■ DATA EXTRACT ■
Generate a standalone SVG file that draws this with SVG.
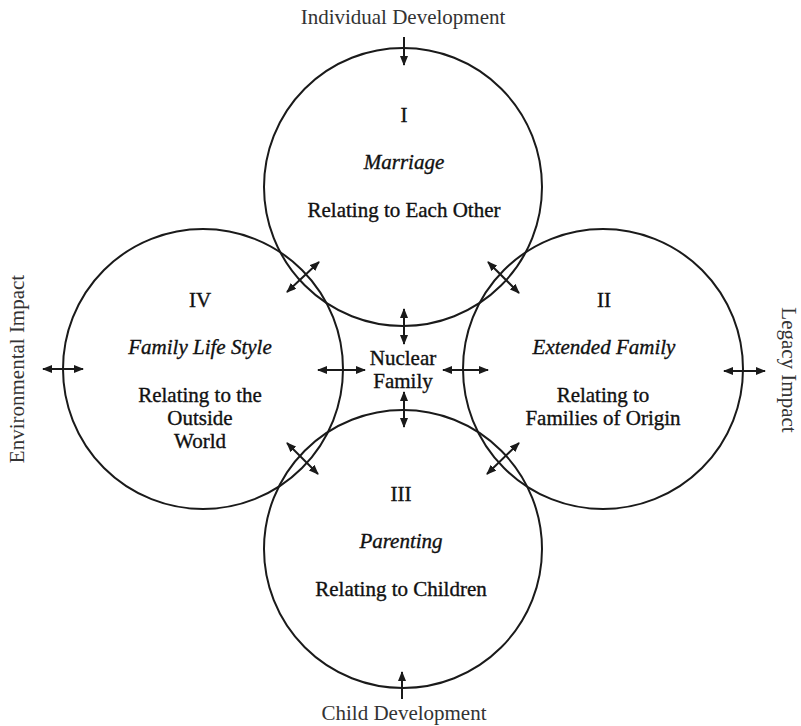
<svg xmlns="http://www.w3.org/2000/svg" width="801" height="726" viewBox="0 0 801 726">
  <defs>
    <marker id="head" viewBox="0 0 10 8" markerUnits="userSpaceOnUse" markerWidth="10" markerHeight="8" refX="9" refY="4" orient="auto-start-reverse">
      <path d="M0,0 L10,4 L0,8 Z" fill="#1a1a1a"/>
    </marker>
  </defs>
  <style>
    .ring { fill: none; stroke: #1a1a1a; stroke-width: 2; }
    .arrow { fill: none; stroke: #1a1a1a; stroke-width: 2; marker-end: url(#head); }
    .both { marker-start: url(#head); }
    .t { font-family: "Liberation Serif", "Times New Roman", serif; font-size: 21px; fill: #111; stroke: #111; stroke-width: 0.35; text-anchor: middle; }
    .it { font-style: italic; }
    .outer { font-family: "Liberation Serif", "Times New Roman", serif; font-size: 21px; fill: #333; text-anchor: middle; }
  </style>

  <rect width="801" height="726" fill="#fff"/>

  <!-- the four overlapping relationship circles -->
  <g id="marriage">
    <circle class="ring" cx="403" cy="187" r="139"/>
    <text class="t" x="404" y="122">I</text>
    <text class="t it" x="404" y="169">Marriage</text>
    <text class="t" x="404" y="217">Relating to Each Other</text>
  </g>

  <g id="family-life-style">
    <circle class="ring" cx="203" cy="369" r="140"/>
    <text class="t" x="200" y="307">IV</text>
    <text class="t it" x="200" y="354">Family Life Style</text>
    <text class="t" x="200" y="402">Relating to the</text>
    <text class="t" x="200" y="425">Outside</text>
    <text class="t" x="200" y="448">World</text>
  </g>

  <g id="extended-family">
    <circle class="ring" cx="603" cy="369" r="140"/>
    <text class="t" x="604" y="307">II</text>
    <text class="t it" x="604" y="354">Extended Family</text>
    <text class="t" x="603" y="402">Relating to</text>
    <text class="t" x="603" y="425">Families of Origin</text>
  </g>

  <g id="parenting">
    <circle class="ring" cx="403" cy="549" r="139"/>
    <text class="t" x="401" y="501">III</text>
    <text class="t it" x="401" y="548">Parenting</text>
    <text class="t" x="401" y="596">Relating to Children</text>
  </g>

  <g id="nuclear-family">
    <text class="t" x="403" y="365">Nuclear</text>
    <text class="t" x="403" y="388">Family</text>
  </g>

  <!-- outside influences -->
  <g id="individual-development">
    <text class="outer" x="403" y="24">Individual Development</text>
  </g>
  <g id="child-development">
    <text class="outer" x="404" y="720">Child Development</text>
  </g>
  <g id="environmental-impact">
    <text class="outer" transform="translate(24,369) rotate(-90)">Environmental Impact</text>
  </g>
  <g id="legacy-impact">
    <text class="outer" transform="translate(782,370) rotate(90)">Legacy Impact</text>
  </g>

  <!-- connectors -->
  <g id="connectors">
    <!-- external influences -->
    <line class="arrow" x1="404" y1="37" x2="404" y2="65"/>
    <line class="arrow" x1="402" y1="699" x2="402" y2="672"/>
    <line class="arrow both" x1="43" y1="369" x2="83" y2="369"/>
    <line class="arrow both" x1="724" y1="371" x2="765" y2="371"/>

    <!-- nuclear family to each circle -->
    <line class="arrow both" x1="404" y1="309" x2="404" y2="344"/>
    <line class="arrow both" x1="404" y1="392" x2="404" y2="427"/>
    <line class="arrow both" x1="318" y1="370" x2="365" y2="370"/>
    <line class="arrow both" x1="443" y1="370" x2="488" y2="370"/>

    <!-- across the overlaps -->
    <line class="arrow both" x1="287" y1="292" x2="319" y2="262"/>
    <line class="arrow both" x1="488" y1="262" x2="519" y2="293"/>
    <line class="arrow both" x1="287" y1="443" x2="318" y2="474"/>
    <line class="arrow both" x1="519" y1="443" x2="487" y2="474"/>
  </g>
</svg>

■ STATED EXERCISE ■
Set the pictures aside and transcribe the data above exactly.

■ RESPONSE TO THE EXERCISE ■
Generate a standalone SVG file that draws this with SVG.
<svg xmlns="http://www.w3.org/2000/svg" width="801" height="726" viewBox="0 0 801 726">
  <defs>
    <marker id="head" viewBox="0 0 10 8" markerUnits="userSpaceOnUse" markerWidth="10" markerHeight="8" refX="9" refY="4" orient="auto-start-reverse">
      <path d="M0,0 L10,4 L0,8 Z" fill="#1a1a1a"/>
    </marker>
  </defs>
  <style>
    .ring { fill: none; stroke: #1a1a1a; stroke-width: 2; }
    .arrow { fill: none; stroke: #1a1a1a; stroke-width: 2; marker-end: url(#head); }
    .both { marker-start: url(#head); }
    .t { font-family: "Liberation Serif", "Times New Roman", serif; font-size: 21px; fill: #111; stroke: #111; stroke-width: 0.35; text-anchor: middle; }
    .it { font-style: italic; }
    .outer { font-family: "Liberation Serif", "Times New Roman", serif; font-size: 21px; fill: #333; text-anchor: middle; }
  </style>

  <rect width="801" height="726" fill="#fff"/>

  <!-- the four overlapping relationship circles -->
  <g id="marriage">
    <circle class="ring" cx="403" cy="187" r="139"/>
    <text class="t" x="404" y="122">I</text>
    <text class="t it" x="404" y="169">Marriage</text>
    <text class="t" x="404" y="217">Relating to Each Other</text>
  </g>

  <g id="family-life-style">
    <circle class="ring" cx="203" cy="369" r="140"/>
    <text class="t" x="200" y="307">IV</text>
    <text class="t it" x="200" y="354">Family Life Style</text>
    <text class="t" x="200" y="402">Relating to the</text>
    <text class="t" x="200" y="425">Outside</text>
    <text class="t" x="200" y="448">World</text>
  </g>

  <g id="extended-family">
    <circle class="ring" cx="603" cy="369" r="140"/>
    <text class="t" x="604" y="307">II</text>
    <text class="t it" x="604" y="354">Extended Family</text>
    <text class="t" x="603" y="402">Relating to</text>
    <text class="t" x="603" y="425">Families of Origin</text>
  </g>

  <g id="parenting">
    <circle class="ring" cx="403" cy="549" r="139"/>
    <text class="t" x="401" y="501">III</text>
    <text class="t it" x="401" y="548">Parenting</text>
    <text class="t" x="401" y="596">Relating to Children</text>
  </g>

  <g id="nuclear-family">
    <text class="t" x="403" y="365">Nuclear</text>
    <text class="t" x="403" y="388">Family</text>
  </g>

  <!-- outside influences -->
  <g id="individual-development">
    <text class="outer" x="403" y="24">Individual Development</text>
  </g>
  <g id="child-development">
    <text class="outer" x="404" y="720">Child Development</text>
  </g>
  <g id="environmental-impact">
    <text class="outer" transform="translate(24,369) rotate(-90)">Environmental Impact</text>
  </g>
  <g id="legacy-impact">
    <text class="outer" transform="translate(782,370) rotate(90)">Legacy Impact</text>
  </g>

  <!-- connectors -->
  <g id="connectors">
    <!-- external influences -->
    <line class="arrow" x1="404" y1="37" x2="404" y2="65"/>
    <line class="arrow" x1="402" y1="699" x2="402" y2="672"/>
    <line class="arrow both" x1="43" y1="369" x2="83" y2="369"/>
    <line class="arrow both" x1="724" y1="371" x2="765" y2="371"/>

    <!-- nuclear family to each circle -->
    <line class="arrow both" x1="404" y1="309" x2="404" y2="344"/>
    <line class="arrow both" x1="404" y1="392" x2="404" y2="427"/>
    <line class="arrow both" x1="318" y1="370" x2="365" y2="370"/>
    <line class="arrow both" x1="443" y1="370" x2="488" y2="370"/>

    <!-- across the overlaps -->
    <line class="arrow both" x1="287" y1="292" x2="319" y2="262"/>
    <line class="arrow both" x1="488" y1="262" x2="519" y2="293"/>
    <line class="arrow both" x1="287" y1="443" x2="318" y2="474"/>
    <line class="arrow both" x1="519" y1="443" x2="487" y2="474"/>
  </g>
</svg>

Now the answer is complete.